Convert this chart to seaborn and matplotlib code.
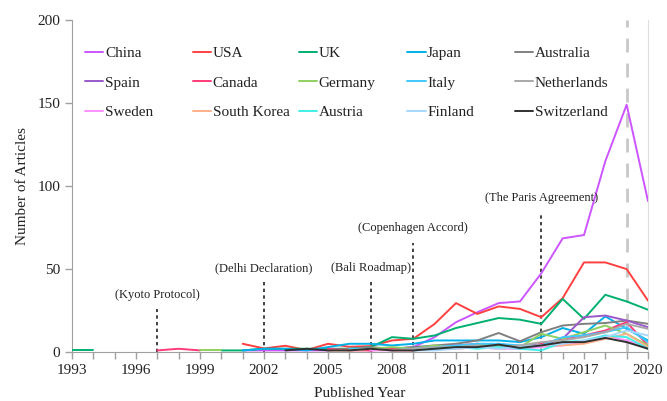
import pandas as pd
import seaborn as sns
import matplotlib.pyplot as plt
from matplotlib.lines import Line2D
from matplotlib.legend import Legend
from matplotlib.ticker import MultipleLocator

years = list(range(1993, 2021))
countries = ['China', 'USA', 'UK', 'Japan', 'Australia',
             'Spain', 'Canada', 'Germany', 'Italy', 'Netherlands',
             'Sweden', 'South Korea', 'Austria', 'Finland', 'Switzerland']
colors = ['#cc55ff', '#ff4040', '#00b070', '#00b0e8', '#808080',
          '#9b59c9', '#ff3a78', '#8fd060', '#40c8ff', '#a8a8a8',
          '#ff90ff', '#ffb08a', '#40f0e8', '#a8d8ff', '#303030']

N = None
# values 1993 ... 2020 (None = no articles / no line)
china = [N, N, N, N, N, N, N, N, 1, 1, 1, 1, 1, 2, 1, 2, 3, 9, 18, 24, 29.5, 30.5, 47.5, 68.5, 70.5, 115, 149, 91]
usa = [N, N, N, N, N, N, N, N, 5, 2.2, 3.8, 1.2, 5, 3.2, 3.6, 7, 8, 17, 29.5, 23, 27.5, 26, 21, 32.5, 54, 54, 50, 31]
uk = [1, 1, N, N, N, N, N, 1, 1, 2, 2, 2, 2, 2, 3, 9, 8, 10, 14.5, 17.5, 20.5, 19.5, 17, 32, 20, 34.5, 30.5, 25.5]
japan = [N, N, N, N, N, N, N, N, 1, 2, 2, 1, 3, 5, 5, 4, 5, 7, 7, 7, 7, 6, 9, 14.5, 11, 21.5, 14, 7]
australia = [N, N, N, N, N, N, N, N, N, N, N, N, 1, 2, 3, 2, 3, 4, 5, 7, 11.5, 6.5, 12, 16, 17, 17.5, 19, 17]
spain = [N, N, N, N, N, N, N, N, N, N, N, N, N, N, N, 1, 2, 2, 3, 4, 5, 3, 4, 8, 21, 22, 19, 15]
canada = [N, N, N, N, 1, 2, 1, N, N, N, N, N, 2, 1, 1, 2, 1, 3, 4, 5, 4, 3, 5, 8, 10, 13, 18, 4]
germany = [N, N, N, N, N, N, 1, 1, N, N, N, N, N, 1, 2, 3, 2, 4, 3, 5, 4, 3, 11, 8, 12, 16, 11, 4]
italy = [N, N, N, N, N, N, N, N, N, N, N, N, N, 2, 2, 1, 2, 3, 4, 5, 5, 4, 4, 9, 10, 12, 15, 6]
netherlands = [N, N, N, N, N, N, N, N, N, N, N, N, N, N, N, 1, 2, 3, 3, 4, 3, 4, 6, 7, 9, 12, 17, 14]
sweden = [N, N, N, N, N, N, N, N, N, N, N, N, N, N, 1, 1, 1, 2, 2, 3, 2, 2, 3, 4, 6, 10, 7, 3]
south_korea = [N, N, N, N, N, N, N, N, N, N, N, N, 1, 1, 2, 1, 1, 2, 2, 3, 2, 3, 4, 4, 5, 8, 11, 3]
austria = [N, N, N, N, N, N, N, N, N, N, N, N, N, N, N, N, 1, 2, 3, 2, 3, 2, 1, 6, 7, 10, 9, 2]
finland = [N, N, N, N, N, N, N, N, N, N, N, N, N, N, N, N, 1, 1, 2, 3, 2, 3, 4, 5, 7, 9, 13, 10]
switzerland = [N, N, N, N, N, N, N, N, N, N, 1, 2, 1, 1, 2, 1, 1, 2, 3, 3, 4.5, 2.5, 4, 6, 6, 8.5, 6, 2]

series = [china, usa, uk, japan, australia, spain, canada, germany, italy,
          netherlands, sweden, south_korea, austria, finland, switzerland]

events = ['(Kyoto Protocol)', '(Delhi Declaration)', '(Bali Roadmap)',
          '(Copenhagen Accord)', '(The Paris Agreement)']
event_years = [1997, 2002, 2007, 2009, 2015]
event_tops = [26, 42, 42, 66, 84]

# long table, one unit per unbroken run of years
rows = []
for name, vals in zip(countries, series):
    seg, prev = 0, False
    for yr, v in zip(years, vals):
        if v is None:
            prev = False
            continue
        if not prev:
            seg += 1
        rows.append({'country': name, 'year': yr, 'value': v, 'seg': f'{name}-{seg}'})
        prev = True
df = pd.DataFrame(rows)

sns.set_style('ticks')
plt.rcParams['font.family'] = ['Liberation Serif', 'DejaVu Serif']

fig = plt.figure(figsize=(6.67, 4.01), dpi=100)
ax = fig.add_axes([0.108, 0.122, 0.8635, 0.828])

ax.axvline(2019, color='#c8c8c8', lw=2, dashes=(5, 4), zorder=1)

sns.lineplot(data=df, x='year', y='value', hue='country', units='seg',
             estimator=None, hue_order=countries,
             palette=dict(zip(countries, colors)), linewidth=1.4,
             legend=False, ax=ax, zorder=3)

for txt, yr, top in zip(events, event_years, event_tops):
    ax.plot([yr, yr], [0, top], color='#222222', lw=1.2, dashes=(2, 2), zorder=2)
    ax.text(yr, top + 5, txt, ha='center', va='bottom', fontsize=9, color='#222222')

ax.set_xlim(1993, 2020)
ax.set_ylim(0, 200)
ax.set_xticks(range(1993, 2021, 3))
ax.xaxis.set_minor_locator(MultipleLocator(1))
ax.set_yticks(range(0, 201, 50))
ax.tick_params(axis='both', which='both', colors='#a0a0a0', labelcolor='#222222',
               labelsize=11, length=5, width=1)
ax.set_xlabel('Published Year', fontsize=11, color='#222222', labelpad=7)
ax.set_ylabel('Number of Articles', fontsize=11, color='#222222', labelpad=6)

sns.despine(ax=ax, top=True, right=False)
for side in ['left', 'bottom']:
    ax.spines[side].set_color('#a0a0a0')
ax.spines['right'].set_color('#dddddd')

# legend: five columns placed at fixed positions
col_x = [0.0226, 0.210, 0.394, 0.582, 0.769]
for c in range(5):
    idx = [c, c + 5, c + 10]
    handles = [Line2D([], [], color=colors[i], lw=1.4) for i in idx]
    leg = Legend(ax, handles, [countries[i] for i in idx], loc='upper left',
                 bbox_to_anchor=(col_x[c], 0.92), frameon=False,
                 fontsize=11, handlelength=1.2, handletextpad=0.1,
                 labelspacing=1.03, borderpad=0, borderaxespad=0,
                 labelcolor='#222222')
    ax.add_artist(leg)

fig.savefig('out.png', dpi=100)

## [What is required]
From the first line above through the line containing "from matplotlib.ticker import MultipleLocator", copy everything exactly, without the pictures.

## [Exercise solution]
Convert this chart to seaborn and matplotlib code.
import pandas as pd
import seaborn as sns
import matplotlib.pyplot as plt
from matplotlib.lines import Line2D
from matplotlib.legend import Legend
from matplotlib.ticker import MultipleLocator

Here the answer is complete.